● **What to do**: Filter the entries below, keeping every line that has the word "Output".
*** Provided material ***
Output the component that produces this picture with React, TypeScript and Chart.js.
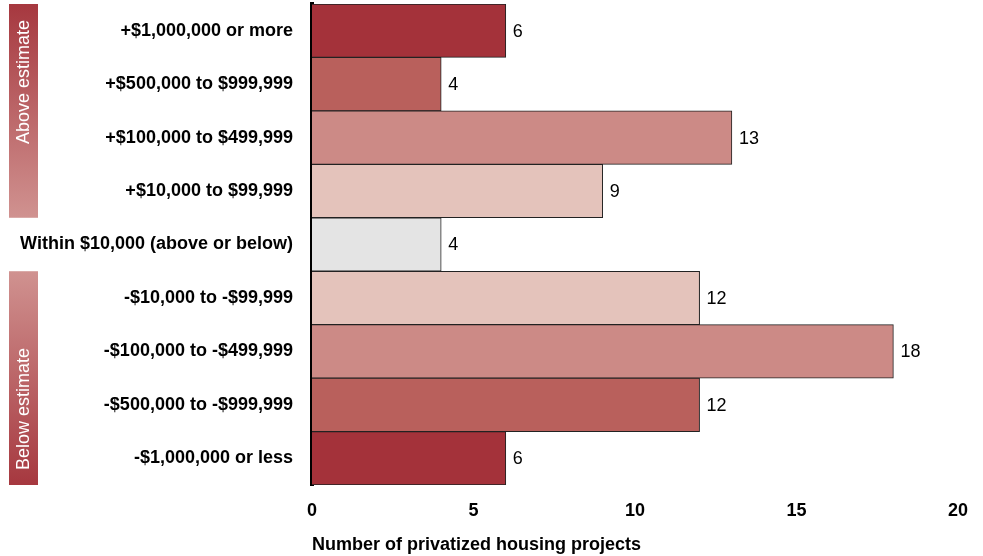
import React, { useEffect, useRef } from "react";
import { Chart, registerables } from "chart.js";

Chart.register(...registerables);

const categories = [
  "+$1,000,000 or more",
  "+$500,000 to $999,999",
  "+$100,000 to $499,999",
  "+$10,000 to $99,999",
  "Within $10,000 (above or below)",
  "-$10,000 to -$99,999",
  "-$100,000 to -$499,999",
  "-$500,000 to -$999,999",
  "-$1,000,000 or less",
];
const projectCounts = [6, 4, 13, 9, 4, 12, 18, 12, 6];
const barColors = [
  "#A4323A",
  "#B9605C",
  "#CC8A86",
  "#E4C3BB",
  "#E4E4E4",
  "#E4C3BB",
  "#CC8A86",
  "#B9605C",
  "#A4323A",
];
const groups = [
  { label: "Above estimate", from: 0, to: 3, topColor: "#A6383F", bottomColor: "#D09290", anchor: "top" },
  { label: "Below estimate", from: 5, to: 8, topColor: "#D09290", bottomColor: "#A6383F", anchor: "bottom" },
];
const xTicks = [0, 5, 10, 15, 20];
const axisTitle = "Number of privatized housing projects";

const FONT = "'Liberation Sans', Arial, sans-serif";

const overlayPlugin = {
  id: "overlay",
  afterDatasetsDraw(chart: any) {
    const ctx = chart.ctx;
    const meta = chart.getDatasetMeta(0);
    ctx.save();
    ctx.font = `18px ${FONT}`;
    ctx.fillStyle = "#000";
    ctx.textAlign = "left";
    ctx.textBaseline = "middle";
    meta.data.forEach((bar: any, i: number) => {
      ctx.fillText(String(projectCounts[i]), bar.x + 7, bar.y + 1);
    });
    const yScale = chart.scales.y;
    const half = (yScale.getPixelForValue(1) - yScale.getPixelForValue(0)) / 2;
    groups.forEach((g) => {
      const top = yScale.getPixelForValue(g.from) - half;
      const bottom = yScale.getPixelForValue(g.to) + half;
      const x0 = 9;
      const w = 29;
      const grad = ctx.createLinearGradient(0, top, 0, bottom);
      grad.addColorStop(0, g.topColor);
      grad.addColorStop(1, g.bottomColor);
      ctx.fillStyle = grad;
      ctx.fillRect(x0, top, w, bottom - top);
      ctx.save();
      if (g.anchor === "top") {
        ctx.translate(x0 + w / 2 + 1, top + 16);
        ctx.rotate(-Math.PI / 2);
        ctx.textAlign = "right";
      } else {
        ctx.translate(x0 + w / 2 + 1, bottom - 15);
        ctx.rotate(-Math.PI / 2);
        ctx.textAlign = "left";
      }
      ctx.fillStyle = "#fff";
      ctx.font = `18px ${FONT}`;
      ctx.textBaseline = "middle";
      ctx.fillText(g.label, 0, 0);
      ctx.restore();
    });
    ctx.restore();
  },
};

export default function App() {
  const ref = useRef<HTMLCanvasElement>(null);
  useEffect(() => {
    document.body.style.margin = "0";
    const chart = new Chart(ref.current!, {
      type: "bar",
      data: {
        labels: categories,
        datasets: [
          {
            data: projectCounts,
            backgroundColor: barColors,
            borderColor: "#222",
            borderWidth: 1,
            barPercentage: 1,
            categoryPercentage: 1,
          },
        ],
      },
      options: {
        indexAxis: "y",
        animation: false,
        responsive: false,
        maintainAspectRatio: false,
        layout: { padding: { top: 4, right: 25, left: 0, bottom: 0 } },
        plugins: {
          legend: { display: false },
          tooltip: { enabled: false },
        },
        scales: {
          x: {
            min: 0,
            max: 20,
            afterBuildTicks: (scale: any) => {
              scale.ticks = xTicks.map((v) => ({ value: v }));
            },
            grid: { display: false, drawTicks: false },
            border: { display: false },
            ticks: {
              color: "#000",
              font: { family: FONT, size: 18, weight: "bold" },
              padding: 15,
              maxRotation: 0,
            },
            title: {
              display: true,
              text: axisTitle,
              align: "start",
              color: "#000",
              font: { family: FONT, size: 18, weight: "bold" },
              padding: { top: 6, bottom: 0 },
            },
            afterFit: (scale: any) => {
              scale.height = 71;
              scale.paddingLeft = 0;
              scale.paddingRight = 0;
            },
          },
          y: {
            grid: { display: false, drawTicks: false },
            border: { display: true, color: "#000", width: 4 },
            ticks: {
              color: "#000",
              font: { family: FONT, size: 18, weight: "bold" },
              padding: 19,
              autoSkip: false,
            },
            afterFit: (scale: any) => {
              scale.width = 312;
              scale.paddingTop = 0;
              scale.paddingBottom = 0;
            },
          },
        },
      },
      plugins: [overlayPlugin],
    });
    return () => chart.destroy();
  }, []);
  return <canvas ref={ref} width={983} height={556} style={{ display: "block" }} />;
}
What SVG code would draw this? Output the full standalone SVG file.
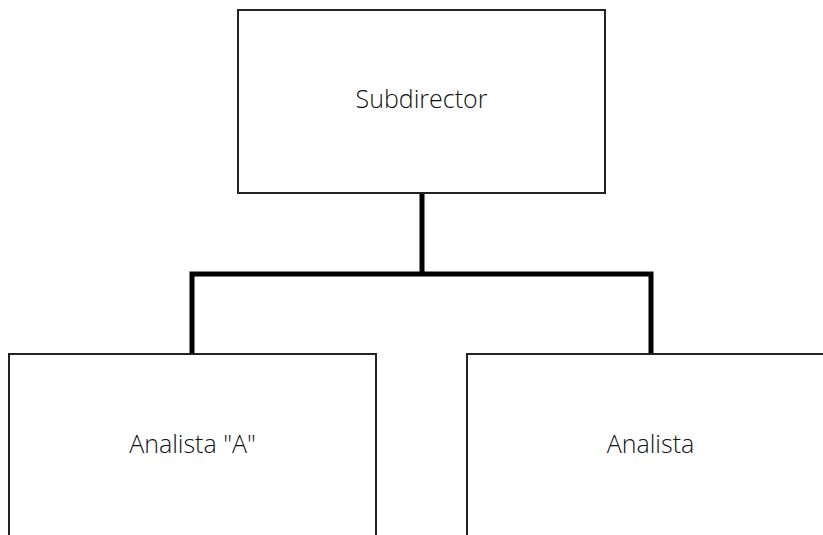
<svg xmlns="http://www.w3.org/2000/svg" width="823" height="535" viewBox="0 0 823 535">
<style>
.box{fill:#fff;stroke:#222;stroke-width:2}
.lbl{font-family:"Open Sans","Lato",sans-serif;font-size:25px;font-weight:300;fill:#111;text-anchor:middle}
.conn{fill:none;stroke:#000;stroke-width:5;stroke-linejoin:miter}
</style>
<rect width="823" height="535" fill="#fff"/>
<g id="connectors">
<path class="conn" d="M422 193 V274 M192 354 V274 H651 V354"/>
</g>
<g id="subdirector">
<rect class="box" x="238" y="10" width="367" height="183"/>
<text class="lbl" x="421.5" y="108">Subdirector</text>
</g>
<g id="analista-a">
<rect class="box" x="9" y="354" width="367" height="200"/>
<text class="lbl" x="192.5" y="453">Analista "A"</text>
</g>
<g id="analista">
<rect class="box" x="467" y="354" width="367" height="200"/>
<text class="lbl" x="650.5" y="453">Analista</text>
</g>
</svg>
***
● **Finished answer**:
Output the component that produces this picture with React, TypeScript and Chart.js.
What SVG code would draw this? Output the full standalone SVG file.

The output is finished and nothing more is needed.